The teachers who spoke — Corrine Flatz, Lauri Johnson and Jane King — all received a letter from Choice for Teachers, a project of the Freedom Foundation, where Lund is employed. 

The letter, which was sent to district staff’s emails and personal home addresses, stated members of the Washington Education Association, National Education Association and affiliates, such as the Centralia Education Association, could receive a refund of union dues in the amount of about $285 per teacher.

According to the Freedom Foundation’s website, the correspondence was written by Lund, a senior policy analyst for the foundation, and a newly elected school board member. 

“I’d like to know how your employer gained access to my contact information. I received this on a district email site, and others received this letter at their personal home addresses,” King said. “I would also like to know after 25 years of service to this district why coincidently for the first time I’m receiving correspondence from your employer, the Freedom Foundation.”

King said it was a gross violation of her privacy and a misuse of district resources for the information to be disseminated through district email. 

“I would encourage the rest of the school board to enlighten Jami Lund on the proper use of Centralia School District resources, especially the dissemination of the personal contact information of its employees,” she said.

Flatz and Johnson, both members of the Centralia Education Association, expressed similar opinions, stating Lund was furthering his political agenda through his school board position and said he had a conflict of interest with his employer. 

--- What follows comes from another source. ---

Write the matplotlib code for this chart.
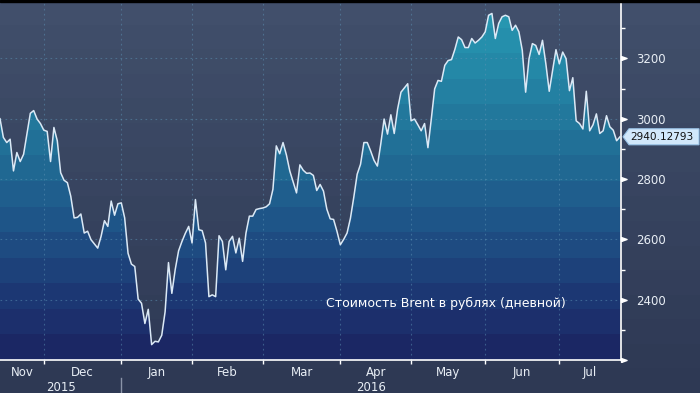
import numpy as np
import pandas as pd
import matplotlib
matplotlib.use('Agg')
import matplotlib.pyplot as plt
import matplotlib.transforms as mtransforms
from matplotlib.colors import LinearSegmentedColormap
from matplotlib.patches import Polygon, Rectangle
from matplotlib.path import Path

# daily values, one list per month (business days)
nov = [3000, 2938, 2921, 2932, 2827, 2888, 2858, 2882, 2949, 3018, 3027, 2999, 2984]
dec = [2962, 2958, 2858, 2971, 2927, 2821, 2796, 2788, 2743, 2671, 2673, 2684, 2621, 2627, 2599, 2585,
       2571, 2610, 2662, 2643, 2727, 2680, 2718]
jan = [2721, 2671, 2554, 2518, 2510, 2402, 2388, 2321, 2368, 2251, 2262, 2260, 2282, 2360, 2523, 2421,
       2500, 2562, 2593, 2620, 2643]
feb = [2588, 2732, 2632, 2629, 2588, 2410, 2416, 2410, 2612, 2593, 2499, 2593, 2610, 2555, 2604, 2527,
       2621, 2677, 2677, 2699, 2702]
mar = [2704, 2708, 2718, 2766, 2910, 2884, 2921, 2880, 2827, 2790, 2754, 2847, 2829, 2819, 2820, 2812,
       2762, 2782, 2760, 2700, 2668, 2666, 2627]
apr = [2582, 2600, 2621, 2670, 2740, 2816, 2849, 2921, 2921, 2893, 2862, 2843, 2916, 2999, 2949, 3013,
       2951, 3032, 3088, 3102, 3116]
may = [2993, 2999, 2980, 2960, 2984, 2904, 2999, 3099, 3127, 3124, 3177, 3193, 3196, 3230, 3271, 3262,
       3236, 3236, 3266, 3251, 3260, 3271]
jun = [3288, 3343, 3349, 3266, 3316, 3338, 3343, 3338, 3293, 3310, 3288, 3227, 3088, 3199, 3249, 3243,
       3213, 3260, 3182, 3091, 3160, 3229]
jul = [3182, 3221, 3199, 3093, 3136, 2993, 2984, 2966, 3091, 2960, 2980, 3016, 2951, 2960, 3010, 2973,
       2962, 2927, 2940.12793]

month_names = ['Nov', 'Dec', 'Jan', 'Feb', 'Mar', 'Apr', 'May', 'Jun', 'Jul']
years = ['2015', '2016']
y_ticks = [2200, 2400, 2600, 2800, 3000, 3200]
y_minor = [2300, 2500, 2700, 2900, 3100, 3300]
titulo = 'Стоимость Brent в рублях (дневной)'

values = np.array(nov + dec + jan + feb + mar + apr + may + jun + jul)
dates = pd.bdate_range('2015-11-12', periods=len(values))
x = np.arange(len(values))
n = len(values)

W, H = 700, 393
fig = plt.figure(figsize=(W / 100, H / 100), dpi=100)

# banded background over the whole picture
bg = fig.add_axes([0, 0, 1, 1])
bg.axis('off')
bg_cmap = LinearSegmentedColormap.from_list('bg', ['#414f6b', '#2e3954'])
bg.imshow(np.linspace(0, 1, 16).reshape(-1, 1), cmap=bg_cmap, aspect='auto',
          extent=[0, 1, 0, 1], origin='upper', interpolation='nearest')
fig.add_artist(Rectangle((0, 1 - 2 / H), 1, 2 / H, transform=fig.transFigure, color='black'))

ax = fig.add_axes([0, 33 / H, 621 / W, 358 / H])
ax.patch.set_alpha(0)
ymin, ymax = 2200, 3387
xmax = n - 1 + 0.3

# area under the line, filled with stepped gradient
verts = [(0, ymin)] + list(zip(x, values)) + [(x[-1], ymin), (0, ymin)]
area = Polygon(verts, closed=True, facecolor='none', edgecolor='none')
ax.add_patch(area)
fill_cmap = LinearSegmentedColormap.from_list(
    'fill', [(0, '#1b2461'), (0.2, '#1d3a76'), (0.4, '#1f5789'), (0.6, '#217097'),
             (0.8, '#2486a6'), (1, '#289ab3')])
nbands = 14
levels = (np.arange(nbands) + 0.5) / nbands
im = ax.imshow(levels[::-1].reshape(-1, 1), cmap=fill_cmap, vmin=0, vmax=1, aspect='auto',
               extent=[0, xmax, ymin, ymax], origin='upper', interpolation='nearest', zorder=1)
im.set_clip_path(area)

ax.plot(x, values, color='#dbe9f6', lw=1.1, zorder=3)
ax.set_xlim(0, xmax)
ax.set_ylim(ymin, ymax)

# month boundaries
month_start = [0] + [i for i in range(1, n) if dates[i].month != dates[i - 1].month]
bounds = month_start + [xmax]
mids = [(bounds[i] + bounds[i + 1]) / 2 for i in range(len(month_start))]

ax.set_axisbelow('line')
ax.set_xticks(month_start[1:])
ax.set_xticklabels([''] * (len(month_start) - 1))
ax.set_xticks(mids, minor=True)
ax.set_xticklabels(month_names, minor=True)
ax.tick_params(axis='x', which='major', length=3, width=1, color='white', direction='out')
ax.tick_params(axis='x', which='minor', length=0, pad=4, labelsize=8.5, labelcolor='#e8eef5')

ax.yaxis.tick_right()
ax.set_yticks(y_ticks)
ax.set_yticklabels([''] + [str(v) for v in y_ticks[1:]])
ax.set_yticks(y_minor, minor=True)
ax.tick_params(axis='y', which='major', length=0, pad=11, labelsize=8.5, labelcolor='#e8eef5')
ax.tick_params(axis='y', which='minor', length=3, width=1, color='white', direction='out')

ax.grid(True, which='major', color='#5d93b5', alpha=0.5, linestyle=(0, (1.5, 3)), lw=0.8)

for s in ['top', 'left']:
    ax.spines[s].set_visible(False)
for s in ['right', 'bottom']:
    ax.spines[s].set_color('white')
    ax.spines[s].set_linewidth(1.2)

# little arrow heads on the major y ticks
tri = Path([(0, -0.35), (0, 0.35), (1, 0), (0, -0.35)])
tr_y = mtransforms.blended_transform_factory(ax.transAxes, ax.transData)
ax.plot([1] * len(y_ticks), y_ticks, transform=tr_y, marker=tri, ms=8, color='white',
        linestyle='none', clip_on=False, zorder=4)

# years below the months
tr_x = mtransforms.blended_transform_factory(ax.transData, ax.transAxes)
ax.text((0 + month_start[2]) / 2, -0.076, years[0], transform=tr_x, ha='center', va='center',
        fontsize=8.5, color='#e8eef5')
ax.text((month_start[2] + xmax) / 2, -0.076, years[1], transform=tr_x, ha='center', va='center',
        fontsize=8.5, color='#e8eef5')
ax.plot([month_start[2]] * 2, [-0.05, -0.1], transform=tr_x, color='#8a94a8', lw=1, clip_on=False)

ax.text(0.525, 0.159, titulo, transform=ax.transAxes, color='white', fontsize=9, va='center')

# last value label
yc = ax.transData.transform((0, values[-1]))[1]
box = [(623, yc), (629, yc + 8), (699, yc + 8), (699, yc - 8), (629, yc - 8)]
box = [(px / W, py / H) for px, py in box]
fig.add_artist(Polygon(box, closed=True, transform=fig.transFigure, facecolor='#d2e8fb',
                       edgecolor='#9cc6ea', lw=0.8))
fig.text(630 / W, yc / H, f'{values[-1]:.5f}', color='#111111', fontsize=7.6, va='center', ha='left')

fig.savefig('out.png', dpi=100)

Lund told The Chronicle after the school board meeting that he did not disclose district staff information, emails or home addresses to anyone. 

Ed Petersen, communications and public relations coordinator for the district, said all staff emails are listed on the website, but home addresses are not public record. He said no public records requests were filed for teachers’ addresses or anything of that nature.

Lund said he did not see a conflict of interest between his employment and his role on the school board.

“I mean, everyone has an employment of different sorts, it’s a voluntary board,” he said. “People who voted knew who they were talking about, there’s no problem there.”

He also said this experience was not a new one for him.

“As a taxpayer advocate you sort of get yourself into a position where people have objections,” he said. “…The short story is unions don’t like taxpayer advocates and that is what my employer does for a living.”

The Freedom Foundation is a conservative nonprofit think tank working to “reverse the stranglehold public-sector unions have on our government,” according to its website.

Lund was elected to the school board in the Nov. 3 general election. He defeated incumbent Chris Thomas.